I selected a simple 'snap' switch which closes at a pre-determined temperature. I chose 20 degrees celcius which is approx. 70 degrees Fahrenheit here in the USA. When the switch determines that the internal temperature has risen over 20 degrees, then the switch closes and provides AC power to my AC fans. I have two 120VAC fans in the cabinet as well as two 'inlets' for providing input cooling.

Everything worked perfectly last year with the enclosure cooling. No issues what so ever, however I should mention that I built into the design a manual fan shutoff and a manual 'on' switch which is wired in parallel with the snap switch to test everything and to have the availability of by-passing the fan.

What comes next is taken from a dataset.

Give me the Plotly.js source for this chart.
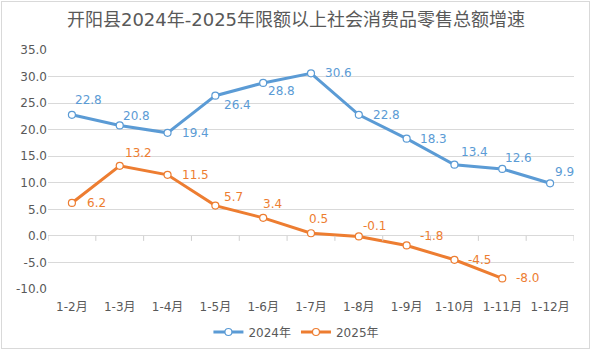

If you look just above the portable temp monitor, you will see the manual 'on' switch and just to the right of the switch you will see the snap switch. WAY easier and cheaper to cool your enclosure. Also MUCH more reliable. --Greg--
Firstly I didn't set out to make a cheap HoHoHo solution. I set out to use what I had available.
Bymetal strip have their place. sure. But I am lacking to see how using multiple metal interfaces conducting heat from the base plate is "better" than measuring the ambient air temperature.
I am also failing to see how turning them on at 20 degree C is "better" than just leaving them to run at full speed permanently. Where as my fan turn on slowly and ramp up as the temperature rises higher. On coolish days they stayed off or turned on for short periods only.

Finally Please explain HOW and mechanical Bimetal switch is MUCH more reliable than an electronic cct.